We totally missed this, but yesterday was the 10-year anniversary of probably the most famous home run in Giants history since "the Giants Win the Pennant! The Giants Win the Pennant" home run, the Brian Johnson home run. Sure, there's been more important one's and there's all those Barry home runs, but nothing brings a smile to a Giants fan more than that home run. How could it not? It was an extra innings game deep in an improbable pennant race against the hated Dodgers, hit by some random dude just acquired a few weeks before, and it came right after the late and great Rod Beck's derring-do in getting out of a bases loaded no-out jam. It was an epic ending to an epic game in an epic season. Well, except for the end of it.
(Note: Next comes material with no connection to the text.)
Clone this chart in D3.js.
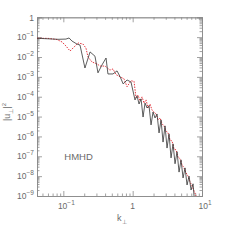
<!DOCTYPE html>
<html><head><meta charset="utf-8">
<script src="https://cdn.jsdelivr.net/npm/d3@7"></script>
<style>
body{margin:0;background:#fff}
text{font-family:"Liberation Sans",Arial,sans-serif;fill:#6a6a6a}
</style>
</head><body><script>
// solid (black) spectrum
var kBlack = [0.0417,0.084,0.109,0.121,0.133,0.157,0.174,0.205,0.243,0.286,0.316,0.361,0.413,0.44,0.52,0.595,0.66,0.73,0.83,0.946,
  1.081,1.156,1.236,1.321,1.412,1.508,1.612,1.722,1.841,1.967,2.102,2.247,2.401,2.566,2.742,2.931,3.132,3.347,3.577,3.823,
  4.085,4.366,4.666,4.986,5.329,5.695,6.086,6.504,6.951,7.428,7.68];
var eBlack = [0.088,0.078,0.08,0.091,0.064,0.045,0.04,0.0028,0.018,0.011,0.0016,0.004,0.0089,0.0014,0.0014,0.002,0.001,0.00044,0.0007,0.00055,
  6.9e-5,1.1e-4,4.3e-5,7.8e-5,9.5e-6,4.8e-5,2.7e-5,3.5e-5,3.8e-6,1.7e-5,8.5e-6,1.35e-5,1.5e-6,6.8e-6,5.2e-7,3.4e-6,2.6e-7,1.35e-6,8.3e-8,4.2e-7,
  4.2e-8,1.7e-7,1.6e-8,6.6e-8,8.1e-9,2.6e-8,3.6e-9,1.0e-8,2.0e-9,4.1e-9,1.0e-9];
// dotted (red) spectrum
var kRed = [0.0417,0.060,0.081,0.096,0.109,0.125,0.143,0.163,0.192,0.212,0.227,0.259,0.306,0.339,0.4,0.47,0.52,0.575,0.66,0.75,0.83,0.946,
  1.046,1.118,1.195,1.277,1.365,1.459,1.559,1.667,1.781,1.904,2.034,2.174,2.323,2.483,2.654,2.836,3.031,3.239,3.462,3.700,
  3.954,4.226,4.516,4.826,5.158,5.512,5.891,6.295,6.728,7.190,7.684,8.212];
var eRed = [0.088,0.087,0.076,0.057,0.036,0.020,0.032,0.051,0.045,0.028,0.01,0.0056,0.0045,0.0035,0.0035,0.0022,0.0025,0.0013,0.001,0.0008,0.00032,0.00063,
  6e-4,8.7e-5,1.2e-4,6.2e-5,9.8e-5,4.8e-5,6.9e-5,2.7e-5,4.3e-5,2.1e-5,1.7e-5,1.35e-5,6.8e-6,8.5e-6,4.3e-6,3.4e-6,1.9e-6,1.5e-6,6.6e-7,5.9e-7,
  2.3e-7,2.1e-7,9.3e-8,7.4e-8,3.7e-8,2.6e-8,1.45e-8,1.0e-8,5.1e-9,3.2e-9,1.8e-9,1.0e-9];

var xDomain = [0.0417, 10], yDomain = [1e-9, 1];
var xTicks = [0.1, 1, 10], xTickBase = ["10", "1", "10"], xTickExp = ["\u22121", "", "1"];
var yTicks = [1,1e-1,1e-2,1e-3,1e-4,1e-5,1e-6,1e-7,1e-8,1e-9];
var yTickBase = ["1","10","10","10","10","10","10","10","10","10"];
var yTickExp = ["","\u22121","\u22122","\u22123","\u22124","\u22125","\u22126","\u22127","\u22128","\u22129"];

var W = 249, H = 251, m = {l:37, r:47, t:17.3, b:55};
var iw = W - m.l - m.r, ih = H - m.t - m.b;
var axisCol = "#8a8a8a";

var svg = d3.select("body").append("svg").attr("width", W).attr("height", H);
var g = svg.append("g").attr("transform", "translate(" + m.l + "," + m.t + ")");

var x = d3.scaleLog().domain(xDomain).range([0, iw]);
var y = d3.scaleLog().domain(yDomain).range([ih, 0]);

function minors(lo, hi){
  var t = [];
  for (var p = Math.floor(Math.log10(lo)); p < Math.ceil(Math.log10(hi)); p++)
    for (var i = 2; i < 10; i++){ var v = i * Math.pow(10, p); if (v >= lo && v <= hi) t.push(v); }
  return t;
}
var xMinor = minors(xDomain[0], xDomain[1]), yMinor = minors(yDomain[0], yDomain[1]);

function drawAxis(gen, tr, vals, size){
  var a = g.append("g").attr("transform", tr)
    .call(gen.tickValues(vals).tickSize(size).tickFormat(""));
  a.selectAll("path").attr("stroke", axisCol).attr("stroke-width", 0.8);
  a.selectAll("line").attr("stroke", axisCol).attr("stroke-width", 0.8);
  return a;
}
// ticks point inward on all four sides
drawAxis(d3.axisBottom(x), "translate(0," + ih + ")", xTicks, -5);
drawAxis(d3.axisBottom(x), "translate(0," + ih + ")", xMinor, -2.5);
drawAxis(d3.axisTop(x), "translate(0,0)", xTicks, -5);
drawAxis(d3.axisTop(x), "translate(0,0)", xMinor, -2.5);
drawAxis(d3.axisLeft(y), "translate(0,0)", yTicks, -5);
drawAxis(d3.axisLeft(y), "translate(0,0)", yMinor, -2.5);
drawAxis(d3.axisRight(y), "translate(" + iw + ",0)", yTicks, -5);
drawAxis(d3.axisRight(y), "translate(" + iw + ",0)", yMinor, -2.5);

// tick labels with superscript exponents
yTicks.forEach(function(v, i){
  var t = g.append("text").attr("x", -3).attr("y", y(v) + 3.2)
    .attr("text-anchor", "end").attr("font-size", 8.5).text(yTickBase[i]);
  if (yTickExp[i]) t.append("tspan").attr("dy", -4).attr("font-size", 6.5).text(yTickExp[i]);
});
xTicks.forEach(function(v, i){
  var t = g.append("text").attr("x", x(v) + (xTickExp[i] ? 3 : 0)).attr("y", ih + 13)
    .attr("text-anchor", "middle").attr("font-size", 8.5).text(xTickBase[i]);
  if (xTickExp[i]) t.append("tspan").attr("dy", -4).attr("font-size", 6.5).text(xTickExp[i]);
});

// axis titles
var xt = svg.append("text").attr("x", 117).attr("y", 221).attr("font-size", 9).text("k");
xt.append("tspan").attr("dy", 2.5).attr("font-size", 6).text("\u22a5");
var yt = svg.append("text").attr("transform", "translate(10," + 112 + ") rotate(-90)")
  .attr("text-anchor", "middle").attr("font-size", 9).text("|u");
yt.append("tspan").attr("dy", 2.5).attr("font-size", 6).text("\u22a5");
yt.append("tspan").attr("dy", -2.5).text("|");
yt.append("tspan").attr("dy", -4).attr("font-size", 6).text("2");

g.append("text").attr("x", x(0.1) + 1).attr("y", y(1e-7) + 3.5)
  .attr("font-size", 9.5).text("HMHD");

svg.append("defs").append("clipPath").attr("id", "clip")
  .append("rect").attr("width", iw).attr("height", ih);

var line = d3.line().x(function(d){ return x(d[0]); }).y(function(d){ return y(d[1]); });
var plot = g.append("g").attr("clip-path", "url(#clip)");

plot.append("path").datum(d3.zip(kRed, eRed)).attr("d", line)
  .attr("fill", "none").attr("stroke", "#e0202a").attr("stroke-width", 0.9)
  .attr("stroke-dasharray", "1.5,1.2");
plot.append("path").datum(d3.zip(kBlack, eBlack)).attr("d", line)
  .attr("fill", "none").attr("stroke", "#333").attr("stroke-width", 0.8);
</script></body></html>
Since everybody else is reminiscing, we thought we would too.
We were at work that day and trying to pay attention to the game while also working, not so easy back in those prehistoric days of '97 when there was no radio feed, just some ESPN Gamecast that was slow and clunky and very capable of slowing down your entire computer as it updated, something that wasn't so cool when your boss occasionally sat down in your cubicle to check in on your work. Whenever it looked like something exciting was about to happen, we ran downstairs to our friend's cubicle who was listening to the game on her radio. Sometime in the tenth, as Beck started to get himself into a pickle of a jam, our friend called us to let us know something was up and we just gave up on our work and ran downstairs to listen. By that time, half of her department had the game on, listening as Rodney got himself in and out of trouble. When Eddie Murray hit into the double play, ending the inning, several of us yelled out loud and cheered. By that time, I was too wrapped up in the game and basically spent the rest of the game in our friend's department, too stressed out to go back up to work. When Johnson hit his home run, we didn't jump, didn't shout. We just gave a long sigh of relief and went back to our desk while wearing one, big huge smile.
It's moments like that that makes us love baseball so much.